It is not uncommon for the State to file multiple criminal charges against a person following a single incident. While this is permissible, a person cannot be tried or convicted more than once for the same crime, as doing so would violate double jeopardy. In many instances, double jeopardy also bars a person from being convicted for an offense and a lesser offense, even though they are two different crimes. This was illustrated in a recent Florida case in which the court vacated a defendant’s conviction for attempted home invasion robbery due to his conviction for burglary with assault. If you are accused of a violent offense, it is in your best interest to talk to a Sarasota violent crime defense attorney to evaluate your options for seeking a good outcome.
History of the Case
It is reported that the defendant was charged with multiple crimes following a home invasion that resulted in the death of two people and the shootings of four other individuals. The case proceeded to trial, and the defendant was found guilty of fourteen separate offenses, including burglary with assault and attempted home invasion robbery. Prior to sentencing, the defendant filed an appeal. Among other arguments he set forth, the defendant claimed that his convictions for burglary with assault and attempted home invasion robbery violated double jeopardy.
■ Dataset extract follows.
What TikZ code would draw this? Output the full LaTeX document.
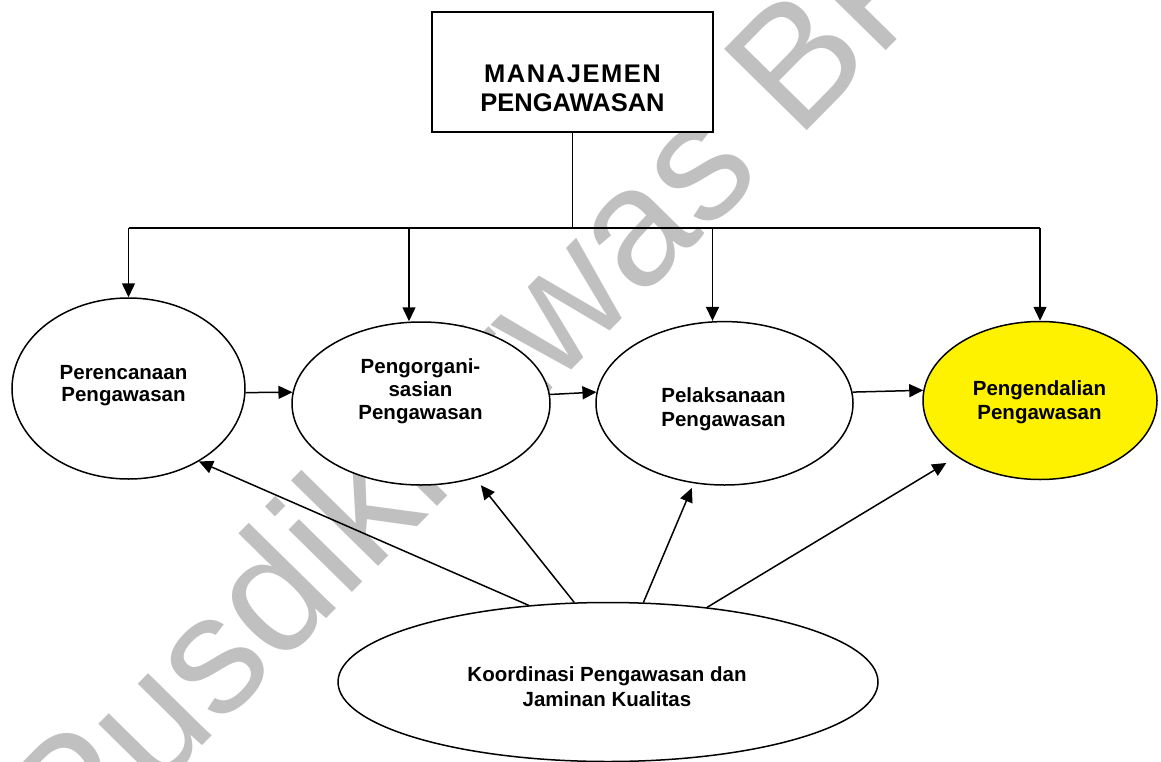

The court agreed with the defendant’s assertions and vacated his conviction for the robbery offense.
Protections Against Double Jeopardy
The court explained that double jeopardy claims set forth pure questions of law; as such, they are reviewed de novo. Pursuant to Florida law, separate convictions for distinct offenses arising out of a single act are only permissible if each crime contains at least one element that the other does not.